184 P. 786 | Okla. Crim. App. | 1919
This is an appeal by the state from a judgment of the county court of Nowata county, sustaining a demurrer to an information filed in said court, of which the charging part is as follows:
"That said Frank Welch did, in the said county and state, on the said date, unlawfully and maliciously sell, convey, and grant to C. Caldwell a pretended right or title to lands and tenements located and situated in Nowata county, state of Oklahoma, as follows: The northeast quarter of section 31, township 26 north, range 15 east, at a time and when neither the said Frank Welch, who made the said sale and grant, nor any other person by whom the said Frank Welch claims or claimed, have been in possession of the said lands, or of the reversion and remainder thereof, or have taken the rents and profits thereof for the space of one year prior to such grant, conveyance, or sale, and at such a time when G.W. Ellis, W.I. Ellis, J.A. Ellis, and Paul Lovell, either one or both, were in possession of the said lands, and had been in such possession continuously for the space of one year and prior thereto, before the said grant of the said pretended right or title by the said Frank Welch to said C. Caldwell, a copy of which grant is hereto attached, marked `Exhibit A,' and made a part of this information, contrary to," etc.
The demurrer to the information was on the ground that "the facts stated do not constitute a public offense."
It is the contention of counsel for the state that the execution of the oil and gas lease by the defendant is a violation of section 2260, Rev. Laws 1910. *487
The defendant in error contends that it is not.
The lease made a part of the information in its terms is the form in common use. It recites that it was given in consideration of $1 paid to the lessor, and the covenant and agreements of the lessee therein set forth. It contains the usual words of grant and demise; runs to the lessee, Caldwell, his successors and assigns; describes the purpose for which it was given as that of mining and operating for oil and gas, laying of pipe lines, building tanks, and structures thereon to produce and take care of said products when produced, and the term which it was to endure is five years from its date, and as long thereafter as oil and gas or either of them is produced from the premises. The lessee covenants and agrees therein to deliver to the lessor, free of cost, in the pipe lines to which the wells may be connected, the equal one-eighth part of all oil produced and saved from the premises, and to pay $150 each year in advance or the gas from each well. There is also a surrender clause to the effect that upon the payment of $1, at any time, the lessee or his assigns shall have the right to surrender this lease for cancellation, after which all payments and liabilities thereafter to accrue under and by virtue of its terms shall cease and determine.
Section 2260, Rev. Laws 1910, is as follows:
"Any person who buys or sells, or in any manner procures, or makes or takes any promise or covenant to convey any pretended right or title to any lands or tenements, unless the grantor thereof, or the person making such promise or covenant has been in possession, or he and those by whom he claims have been in possession of the same, or of the reversion and remainder thereof, or have taken the rents and profits thereof for the space of *488 one year before such grant, conveyance, sale, promise or covenant made, is guilty of a misdemeanor."

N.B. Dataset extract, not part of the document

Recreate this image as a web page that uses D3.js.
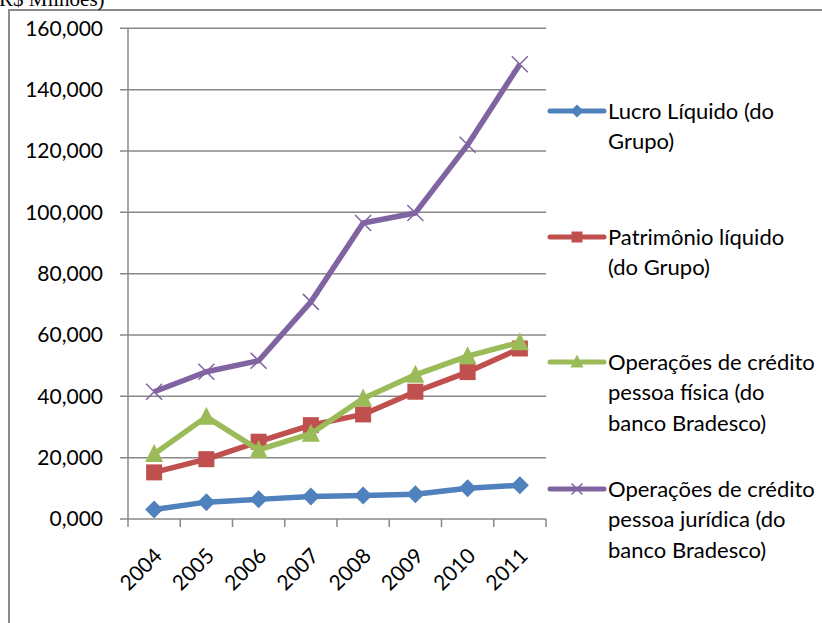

It is settled by the decisions of our Supreme Court that a lessee of an oil and gas and mining lease acquires no title to the land, nor oil or gas while in the ground, by reason of his lease.
In the case of Kolachny v. Galbreath,
"Oil and gas, while in the earth, unlike solid minerals, are not the subject of ownership distinct from the soil, and the grant of the oil and gas, therefore, is a grant, not of the oil that is in the ground, but of such a part as the grantee may find, and passes nothing that can be the subject of an ejectment or other real action."
In the opinion it is said:
"The lease relied upon by plaintiff does not vest in him the title to the oil and gas in said land, and is not a grant of any estate therein, but is simply a grant of a right to prospect for oil and gas, no title vesting until such substances are reduced to possession by extracting same from the earth — an incorporeal hereditament. Payne et al. v. Neuval et al.,
In the case of Duff v. Keaton,
"A lease granting oil and gas mining privileges for a term of years is a `chattel real.' (a) A chattel real is `personality.'"
In the opinion it is said:
"We reach the conclusion that a lease for oil and gas for mining purposes is not a `conveyance of real estate' within the purview of section 5314, supra."
These decisions of our Supreme Court defining the nature of property in natural gas and oil contained in the earth, and the legal effect of instruments of the character here involved, and the holding that such a lease is only a grant of an incorporeal hereditament, and that such a lease grants no corporeal interest or hereditament, is decisive of the question here presented. In our opinion the legislative intent in enacting the statutes defining champerty (sections 2259, 2260, and 2261, Rev. Laws) was to prohibit the transfer of the fee or an interest in the fee under the conditions therein stated.
It follows that the execution of an oil and gas lease under the facts as alleged in the information is not a violation of section 2260, Rev. Laws. The demurrer to the information was therefore properly sustained. For the reasons stated, the judgment sustaining the demurrer is affirmed.